Work instructions —
Reproduce exactly the lines below, from the first one through the line containing "Platform Procurement Process</text>", and omit any pictures.

Recorded information —
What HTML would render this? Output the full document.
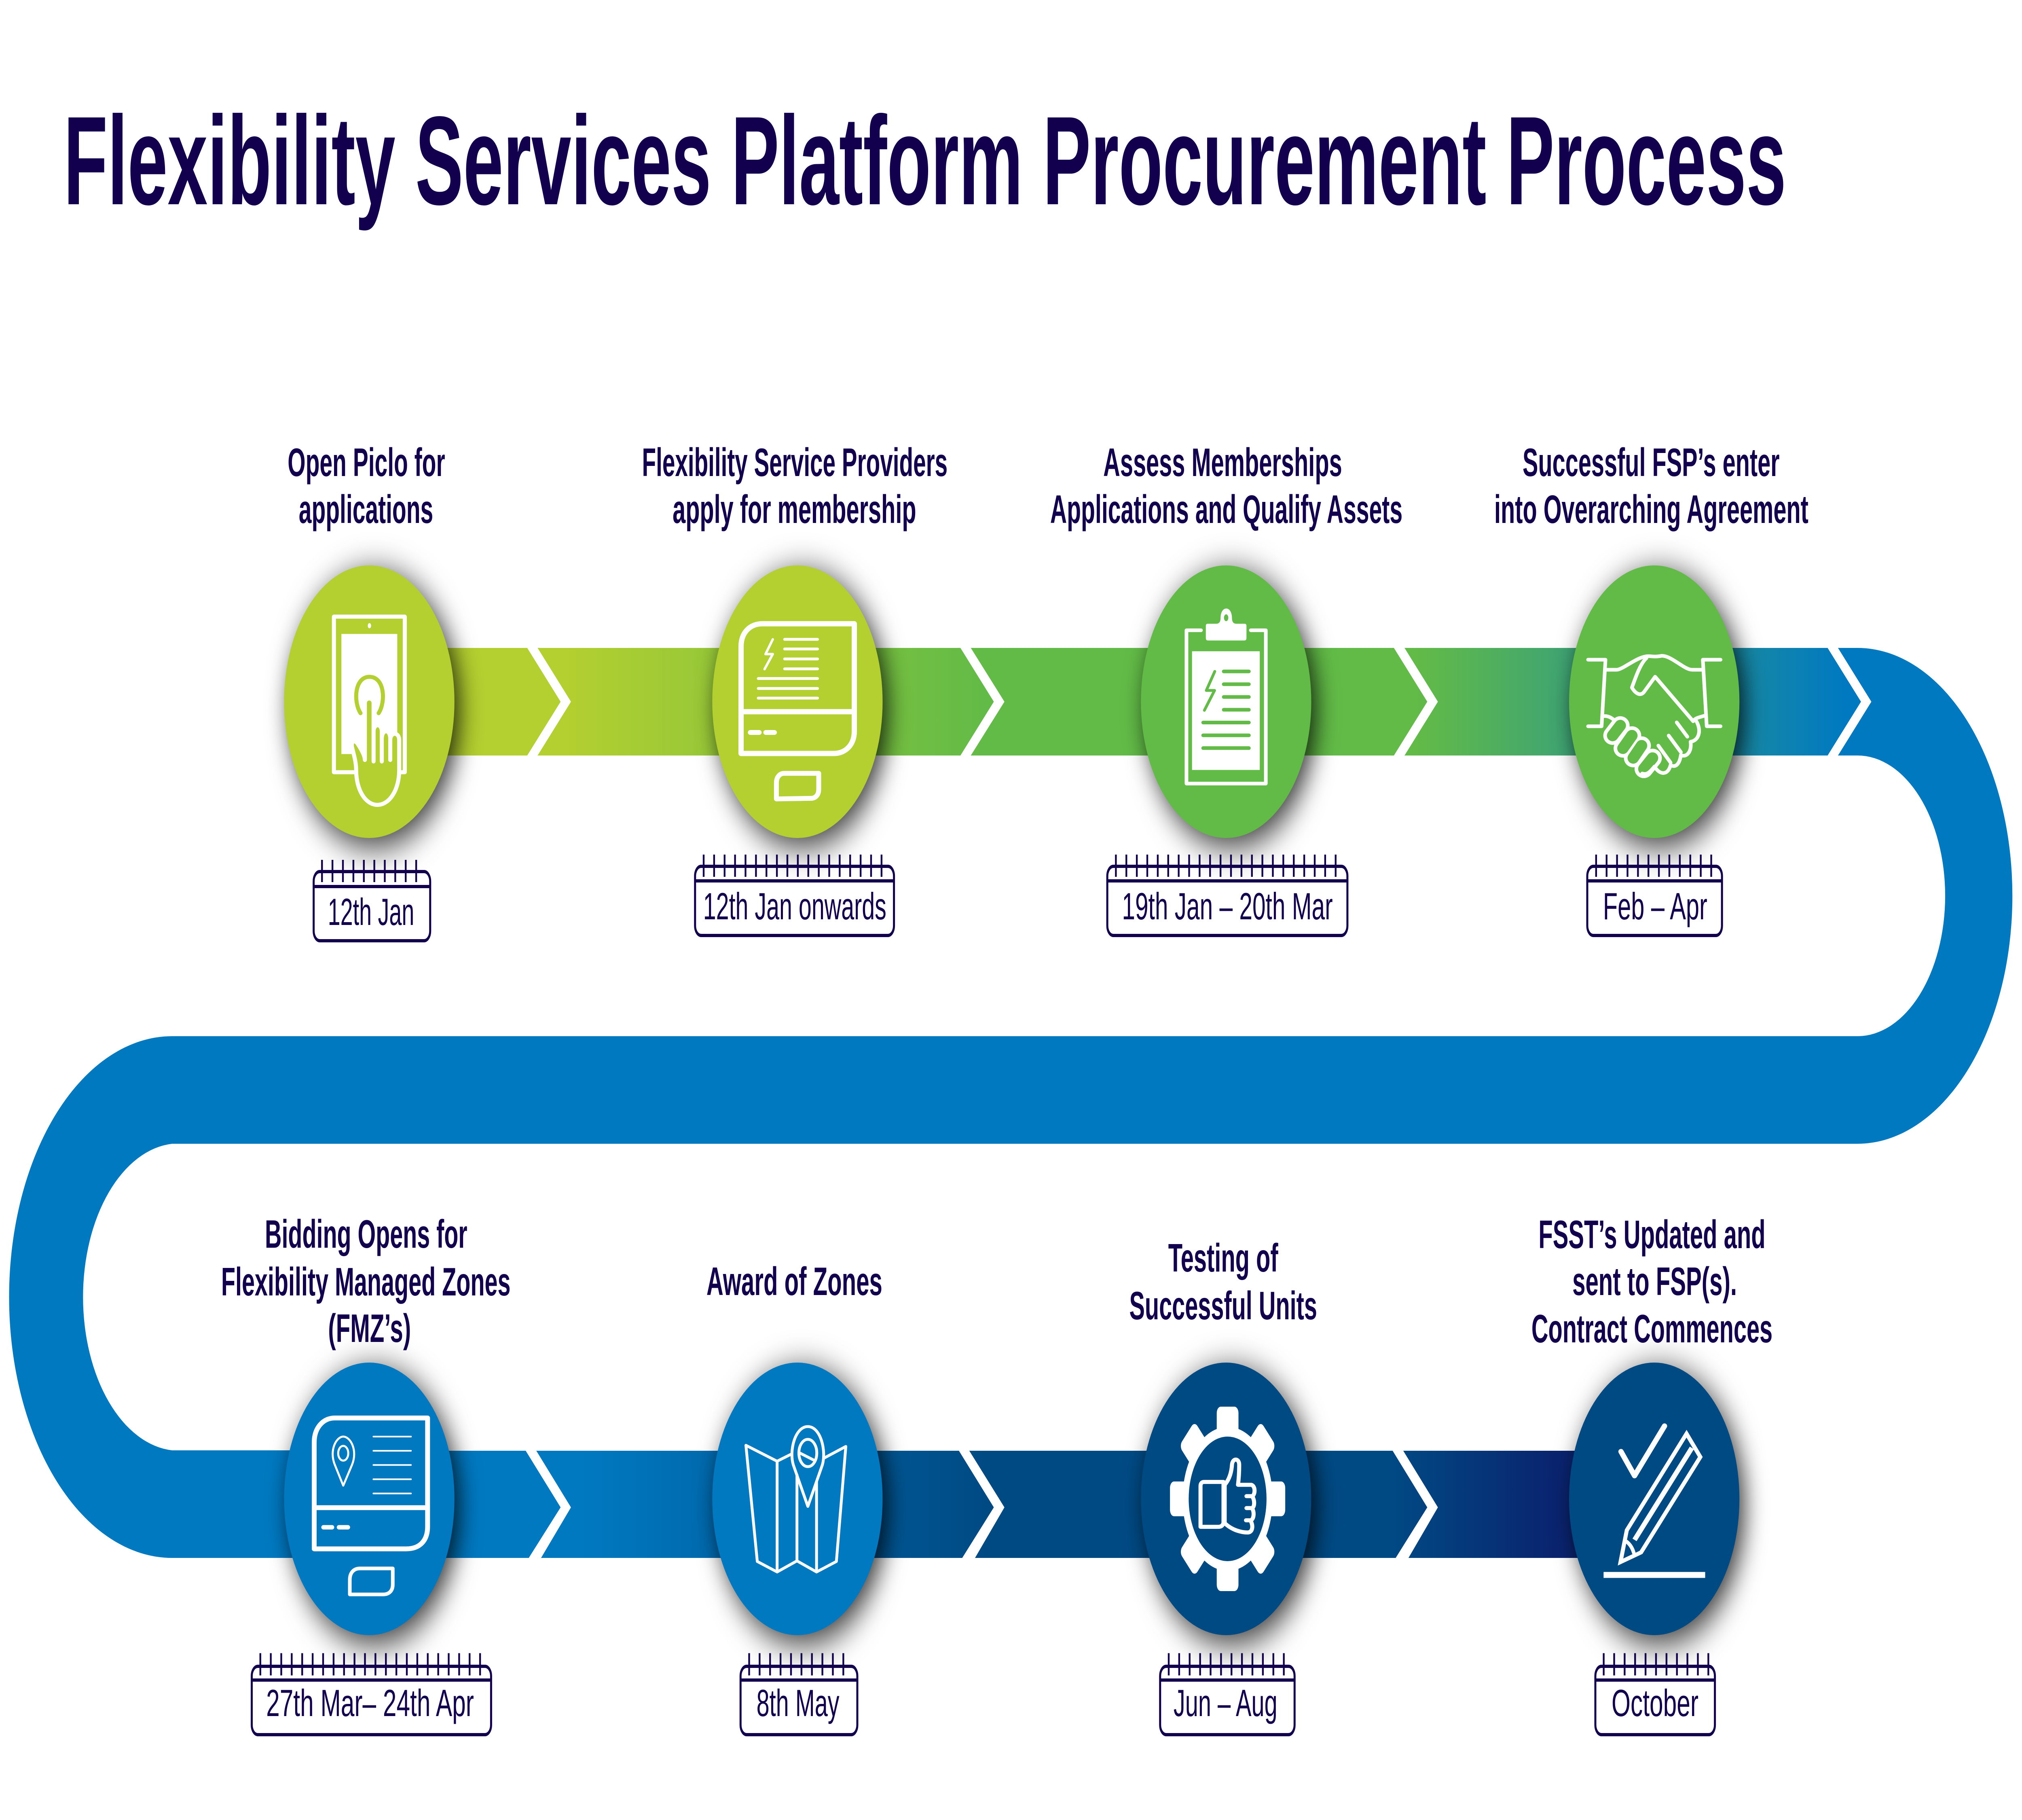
<!DOCTYPE html>
<html lang="en">
<head>
<meta charset="utf-8">
<title>Flexibility Services Platform Procurement Process</title>
<style>
html,body{margin:0;padding:0;background:#fff;width:100%;height:100%;overflow:hidden}
svg{display:block;width:100vw;height:100vh}
text{font-family:"Liberation Sans",sans-serif;fill:#12004f}
.t{font-weight:700;font-size:98px}
.d{font-size:94px}
.c{filter:drop-shadow(20px 20px 44px rgba(0,0,0,.8))}
.i{fill:none;stroke:#fff;stroke-linecap:round;stroke-linejoin:round}
.i *{vector-effect:non-scaling-stroke}
.cal{fill:none;stroke:#12004f;stroke-width:8}
.tk{stroke:#12004f;stroke-width:55;stroke-dasharray:7 34.4}
</style>
</head>
<body>
<svg xmlns="http://www.w3.org/2000/svg" viewBox="0 0 8000 4500" preserveAspectRatio="none">
<defs>
<linearGradient id="g1" gradientUnits="userSpaceOnUse" x1="1461" y1="0" x2="7349" y2="0">
<stop offset="0" stop-color="#b3cf30"/>
<stop offset="0.1333" stop-color="#b3cf30"/>
<stop offset="0.4143" stop-color="#62bb47"/>
<stop offset="0.7030" stop-color="#62bb47"/>
<stop offset="0.9915" stop-color="#0079c1"/>
<stop offset="1" stop-color="#0079c1"/>
</linearGradient>
<linearGradient id="g2" gradientUnits="userSpaceOnUse" x1="1461" y1="0" x2="6545" y2="0">
<stop offset="0" stop-color="#0079c1"/>
<stop offset="0.165" stop-color="#0079c1"/>
<stop offset="0.48" stop-color="#004a84"/>
<stop offset="0.794" stop-color="#004a84"/>
<stop offset="0.922" stop-color="#0a2470"/>
<stop offset="1" stop-color="#0a2470"/>
</linearGradient>
</defs>

<!-- title -->
<text x="252" y="505" font-size="312" font-weight="700" textLength="6815" lengthAdjust="spacingAndGlyphs">Flexibility Services Platform Procurement Process</text>

<!-- ribbon -->
<rect x="1461" y="1602" width="5890" height="266" fill="url(#g1)"/>
<path fill="#0079c1" d="M7349,1602 A613,613 0 0 1 7349,2828 L681,2828 A380,380 0 0 0 681,3586 L1461,3586 L1461,3852 L681,3852 A645,645 0 0 1 681,2562 L7349,2562 A347,347 0 0 0 7349,1868 Z"/>
<rect x="1461" y="3587" width="5084" height="265" fill="url(#g2)"/>

<!-- chevrons -->
<g fill="#fff">
<polygon points="2081,1597 2122,1597 2259,1735 2122,1873 2081,1873 2218,1735"/>
<polygon points="3795,1597 3836,1597 3974,1735 3836,1873 3795,1873 3932,1735"/>
<polygon points="5510,1597 5552,1597 5689,1735 5552,1873 5510,1873 5647,1735"/>
<polygon points="7226,1597 7267,1597 7404,1735 7267,1873 7226,1873 7363,1735"/>
<polygon points="2075,3582 2117,3582 2259,3727 2136,3857 2087,3857 2218,3727"/>
<polygon points="3789,3582 3830,3582 3974,3727 3853,3857 3802,3857 3932,3727"/>
<polygon points="5505,3582 5547,3582 5689,3727 5568,3857 5517,3857 5647,3727"/>
</g>

<!-- circles -->
<g class="c"><circle cx="1461" cy="1735" r="337" fill="#b3cf30"/></g>
<g class="c"><circle cx="3155" cy="1735" r="337" fill="#b3cf30"/></g>
<g class="c"><circle cx="4851" cy="1735" r="337" fill="#62bb47"/></g>
<g class="c"><circle cx="6545" cy="1735" r="337" fill="#62bb47"/></g>
<g class="c"><circle cx="1461" cy="3706" r="337" fill="#0079c1"/></g>
<g class="c"><circle cx="3155" cy="3706" r="337" fill="#0079c1"/></g>
<g class="c"><circle cx="4851" cy="3706" r="337" fill="#004a84"/></g>
<g class="c"><circle cx="6545" cy="3706" r="337" fill="#004a84"/></g>

<!-- icon 1 tablet + hand -->
<g class="i" transform="translate(900,1300) scale(.957,.702)" stroke-width="10">
<rect x="440" y="320" width="293" height="548"/>
<ellipse cx="587" cy="352" rx="7" ry="9" fill="#fff" stroke="none"/>
<rect x="471" y="381" width="231" height="423" fill="#fff" stroke="none"/>
<path d="M550,660 C520,620 525,532 587,532 C650,532 655,620 625,660" stroke="#b3cf30"/>
<path fill="#b3cf30" d="M532,860 C532,830 520,800 515,780 C510,760 525,750 540,770 C555,790 568,810 568,825 L568,625 C568,603 604,603 604,625 L604,830 L604,725 C604,695 638,695 638,725 L638,830 L638,750 C638,715 673,715 673,750 L673,825 L673,755 C673,725 710,725 710,755 L710,860 C710,930 670,983 620,983 C570,983 532,930 532,860 Z"/>
</g>

<!-- icon 2 monitor -->
<g class="i" transform="translate(2600,1300) scale(.957,.702)">
<path stroke-width="13" d="M347,655 L347,425 C347,375 385,345 435,345 L815,345 L815,725 C815,770 780,802 730,802 L347,802 Z M347,655 L815,655"/>
<path stroke-width="7" d="M527,400 H663 M527,434 H663 M527,469 H663 M527,504 H663 M418,538 H663 M418,573 H663 M418,607 H663"/>
<path stroke-width="6" d="M478,400 L448,452 L478,452 L444,505"/>
<path stroke-width="12" d="M385,728 H422 M449,728 H485"/>
<path stroke-width="12" d="M493,962 L493,905 C493,885 507,872 525,872 L668,872 L668,928 C668,948 655,960 635,960 Z"/>
</g>

<!-- icon 3 clipboard -->
<g class="i" transform="translate(4300,1300) scale(.957,.702)">
<path stroke-width="9" d="M472,368 L412,368 L412,908 L740,908 L740,368 L678,368"/>
<path fill="#fff" stroke="none" d="M492,352 Q492,345 500,345 L535,345 Q553,345 553,325 C553,280 600,280 600,325 Q600,345 618,345 L652,345 Q660,345 660,352 L660,395 Q660,404 652,404 L500,404 Q492,404 492,395 Z"/>
<ellipse cx="576" cy="324" rx="9" ry="12" fill="#62bb47" stroke="none"/>
<rect x="435" y="442" width="280" height="418" fill="#fff" stroke="none"/>
<path stroke="#62bb47" stroke-width="9" d="M566,513 H670 M566,558 H670 M566,603 H670 M566,648 H670 M481,693 H670 M481,738 H670 M481,783 H670"/>
<path stroke="#62bb47" stroke-width="7" d="M529,513 L494,580 L528,580 L486,650"/>
</g>

<!-- icon 4 handshake -->
<g class="i" transform="translate(6000,1300) scale(1.2755,.957)" stroke-width="9">
<path d="M222,346 L276,346 L264,518 L222,518 M633,346 L578,346 L590,518 L633,518"/>
<path d="M278,372 L310,372 C330,372 370,340 405,337 C420,336 425,340 450,336 C480,335 520,372 545,372 L577,372"/>
<path d="M403,342 C385,355 370,390 358,418 C370,435 385,440 395,430 L430,390 L548,505 C555,495 570,495 585,490"/>
<path d="M268,492 C285,490 295,497 300,500"/>
<path stroke-width="46" d="M298,542 L322,516 M330,575 L358,542 M362,600 L388,568 M395,628 L422,600"/>
<path stroke="#62bb47" stroke-width="28" d="M298,542 L322,516 M330,575 L358,542 M362,600 L388,568 M395,628 L422,600"/>
<path d="M558,505 C575,530 565,555 540,558 C545,585 525,600 510,592 C505,620 490,625 478,618 C470,645 445,645 428,622 C415,635 405,645 390,640"/>
<path d="M497,508 L530,545 M472,542 L510,585 M440,568 L478,612"/>
</g>

<!-- icon 5 monitor + pin -->
<g class="i" transform="translate(0,2500) scale(1.531,1.212)">
<path stroke-width="12" d="M812,1013 L812,880 C812,850 835,830 865,830 L1105,830 L1105,1052 C1105,1080 1085,1097 1050,1097 L812,1097 Z M812,1013 L1105,1013"/>
<path stroke-width="4" d="M965,868 H1062 M965,897 H1062 M965,926 H1062 M965,955 H1062 M965,984 H1062"/>
<path stroke-width="5" d="M887,968 L865,925 C850,895 870,868 887,868 C905,868 925,895 910,925 Z"/>
<ellipse cx="887" cy="902" rx="13" ry="15" stroke-width="5"/>
<path stroke-width="11" d="M836,1053 H858 M876,1053 H899"/>
<path stroke-width="9" d="M904,1190 L904,1160 C904,1145 915,1137 930,1137 L1015,1137 L1015,1170 C1015,1183 1005,1190 990,1190 Z"/>
</g>

<!-- icon 6 map -->
<g class="i" transform="translate(2600,3250) scale(.957,.702)" stroke-width="7">
<path d="M552,493 L496,517 L367,461 L414,870 L496,907 L578,868 L659,907 L741,870 L780,465 L692,505"/>
<path d="M496,517 V907 M578,565 V868 M659,590 V907"/>
<path d="M623,676 L563,530 C545,480 570,395 623,395 C676,395 700,480 683,530 Z"/>
<ellipse cx="623" cy="488" rx="37" ry="48"/>
<path d="M590,488 L652,515"/>
</g>

<!-- icon 7 gear -->
<g>
<g fill="#fff">
<circle cx="4857" cy="3706" r="178"/>
<rect x="4814" y="3478" width="86" height="120" rx="16"/>
<rect x="4814" y="3478" width="86" height="120" rx="16" transform="rotate(45 4857 3706)"/>
<rect x="4814" y="3478" width="86" height="120" rx="16" transform="rotate(90 4857 3706)"/>
<rect x="4814" y="3478" width="86" height="120" rx="16" transform="rotate(135 4857 3706)"/>
<rect x="4814" y="3478" width="86" height="120" rx="16" transform="rotate(180 4857 3706)"/>
<rect x="4814" y="3478" width="86" height="120" rx="16" transform="rotate(225 4857 3706)"/>
<rect x="4814" y="3478" width="86" height="120" rx="16" transform="rotate(270 4857 3706)"/>
<rect x="4814" y="3478" width="86" height="120" rx="16" transform="rotate(315 4857 3706)"/>
</g>
<circle cx="4857" cy="3706" r="154" fill="#004a84"/>
</g>
<g class="i" transform="translate(4300,3250) scale(.957,.702)" stroke-width="10">
<path d="M470,748 L470,605 Q470,590 485,590 L565,590 L565,735 Q560,748 545,748 Z"/>
<path d="M570,600 C590,580 598,555 600,530 C602,505 630,505 630,530 C630,555 628,580 625,600 L680,600 C700,605 695,640 682,640 L660,640 M682,640 C695,650 695,680 682,682 L660,682 M682,682 C695,695 690,725 676,725 L658,725 M676,725 C690,745 685,768 665,768 C640,768 600,760 570,735 L570,600"/>
</g>

<!-- icon 8 pencil -->
<g class="i" transform="translate(6000,3250) scale(.957,.702)">
<path stroke-width="13" d="M432,483 L488,568 L612,393"/>
<rect x="360" y="907" width="420" height="21" fill="#fff" stroke="none"/>
<path stroke-width="10" stroke-linejoin="miter" d="M703,420 L760,502 L515,838 L430,872 L456,760 Z"/>
<path stroke-width="12" stroke-linecap="butt" d="M725,470 L488,794"/>
<path stroke-width="9" d="M455,800 C470,810 480,825 485,840"/>
</g>

<!-- labels -->
<text class="t" x="1138" y="1177" textLength="623" lengthAdjust="spacingAndGlyphs">Open Piclo for</text>
<text class="t" x="1182" y="1293" textLength="532" lengthAdjust="spacingAndGlyphs">applications</text>
<text class="t" x="2540" y="1177" textLength="1209" lengthAdjust="spacingAndGlyphs">Flexibility Service Providers</text>
<text class="t" x="2661" y="1293" textLength="964" lengthAdjust="spacingAndGlyphs">apply for membership</text>
<text class="t" x="4365" y="1177" textLength="945" lengthAdjust="spacingAndGlyphs">Assess Memberships</text>
<text class="t" x="4155" y="1293" textLength="1394" lengthAdjust="spacingAndGlyphs">Applications and Qualify Assets</text>
<text class="t" x="6024" y="1177" textLength="1017" lengthAdjust="spacingAndGlyphs">Successful FSP’s enter</text>
<text class="t" x="5912" y="1293" textLength="1243" lengthAdjust="spacingAndGlyphs">into Overarching Agreement</text>
<text class="t" x="1048" y="3085" textLength="801" lengthAdjust="spacingAndGlyphs">Bidding Opens for</text>
<text class="t" x="875" y="3203" textLength="1145" lengthAdjust="spacingAndGlyphs">Flexibility Managed Zones</text>
<text class="t" x="1298" y="3318" textLength="328" lengthAdjust="spacingAndGlyphs">(FMZ’s)</text>
<text class="t" x="2795" y="3202" textLength="696" lengthAdjust="spacingAndGlyphs">Award of Zones</text>
<text class="t" x="4622" y="3144" textLength="435" lengthAdjust="spacingAndGlyphs">Testing of</text>
<text class="t" x="4468" y="3262" textLength="743" lengthAdjust="spacingAndGlyphs">Successful Units</text>
<text class="t" x="6087" y="3086" textLength="898" lengthAdjust="spacingAndGlyphs">FSST’s Updated and</text>
<text class="t" x="6221" y="3202" textLength="651" lengthAdjust="spacingAndGlyphs">sent to FSP(s).</text>
<text class="t" x="6059" y="3319" textLength="954" lengthAdjust="spacingAndGlyphs">Contract Commences</text>

<!-- calendars -->
<g>
<rect class="cal" x="1241" y="2155" width="461" height="171" rx="24"/>
<path class="cal" d="M1241,2192 H1702"/>
<path class="tk" d="M1270.5,2153.5 H1650.5"/>
<text class="d" x="1297" y="2287" textLength="342" lengthAdjust="spacingAndGlyphs">12th Jan</text>

<rect class="cal" x="2750" y="2142" width="787" height="171" rx="24"/>
<path class="cal" d="M2750,2178 H3537"/>
<path class="tk" d="M2780.5,2140.5 H3491.5"/>
<text class="d" x="2782" y="2273" textLength="725" lengthAdjust="spacingAndGlyphs">12th Jan onwards</text>

<rect class="cal" x="4381" y="2142" width="950" height="171" rx="24"/>
<path class="cal" d="M4381,2178 H5331"/>
<path class="tk" d="M4411.5,2140.5 H5290.5"/>
<text class="d" x="4439" y="2273" textLength="834" lengthAdjust="spacingAndGlyphs">19th Jan – 20th Mar</text>

<rect class="cal" x="6280" y="2142" width="533" height="171" rx="24"/>
<path class="cal" d="M6280,2178 H6813"/>
<path class="tk" d="M6311.5,2140.5 H6775.5"/>
<text class="d" x="6342" y="2273" textLength="413" lengthAdjust="spacingAndGlyphs">Feb – Apr</text>

<rect class="cal" x="996" y="4120" width="947" height="169" rx="24"/>
<path class="cal" d="M996,4154 H1943"/>
<path class="tk" d="M1026.5,4115 H1907.5"/>
<text class="d" x="1053" y="4243" textLength="822" lengthAdjust="spacingAndGlyphs">27th Mar– 24th Apr</text>

<rect class="cal" x="2930" y="4120" width="462" height="169" rx="24"/>
<path class="cal" d="M2930,4154 H3392"/>
<path class="tk" d="M2960.5,4115 H3341.5"/>
<text class="d" x="2993" y="4243" textLength="328" lengthAdjust="spacingAndGlyphs">8th May</text>

<rect class="cal" x="4590" y="4120" width="532" height="169" rx="24"/>
<path class="cal" d="M4590,4154 H5122"/>
<path class="tk" d="M4620.5,4115 H5086.5"/>
<text class="d" x="4643" y="4243" textLength="411" lengthAdjust="spacingAndGlyphs">Jun – Aug</text>

<rect class="cal" x="6312" y="4120" width="473" height="169" rx="24"/>
<path class="cal" d="M6312,4154 H6785"/>
<path class="tk" d="M6341.5,4115 H6764.5"/>
<text class="d" x="6376" y="4243" textLength="344" lengthAdjust="spacingAndGlyphs">October</text>
</g>
</svg>
</body>
</html>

Response to this exercise —
What HTML would render this? Output the full document.
<!DOCTYPE html>
<html lang="en">
<head>
<meta charset="utf-8">
<title>Flexibility Services Platform Procurement Process</title>
<style>
html,body{margin:0;padding:0;background:#fff;width:100%;height:100%;overflow:hidden}
svg{display:block;width:100vw;height:100vh}
text{font-family:"Liberation Sans",sans-serif;fill:#12004f}
.t{font-weight:700;font-size:98px}
.d{font-size:94px}
.c{filter:drop-shadow(20px 20px 44px rgba(0,0,0,.8))}
.i{fill:none;stroke:#fff;stroke-linecap:round;stroke-linejoin:round}
.i *{vector-effect:non-scaling-stroke}
.cal{fill:none;stroke:#12004f;stroke-width:8}
.tk{stroke:#12004f;stroke-width:55;stroke-dasharray:7 34.4}
</style>
</head>
<body>
<svg xmlns="http://www.w3.org/2000/svg" viewBox="0 0 8000 4500" preserveAspectRatio="none">
<defs>
<linearGradient id="g1" gradientUnits="userSpaceOnUse" x1="1461" y1="0" x2="7349" y2="0">
<stop offset="0" stop-color="#b3cf30"/>
<stop offset="0.1333" stop-color="#b3cf30"/>
<stop offset="0.4143" stop-color="#62bb47"/>
<stop offset="0.7030" stop-color="#62bb47"/>
<stop offset="0.9915" stop-color="#0079c1"/>
<stop offset="1" stop-color="#0079c1"/>
</linearGradient>
<linearGradient id="g2" gradientUnits="userSpaceOnUse" x1="1461" y1="0" x2="6545" y2="0">
<stop offset="0" stop-color="#0079c1"/>
<stop offset="0.165" stop-color="#0079c1"/>
<stop offset="0.48" stop-color="#004a84"/>
<stop offset="0.794" stop-color="#004a84"/>
<stop offset="0.922" stop-color="#0a2470"/>
<stop offset="1" stop-color="#0a2470"/>
</linearGradient>
</defs>

<!-- title -->
<text x="252" y="505" font-size="312" font-weight="700" textLength="6815" lengthAdjust="spacingAndGlyphs">Flexibility Services Platform Procurement Process</text>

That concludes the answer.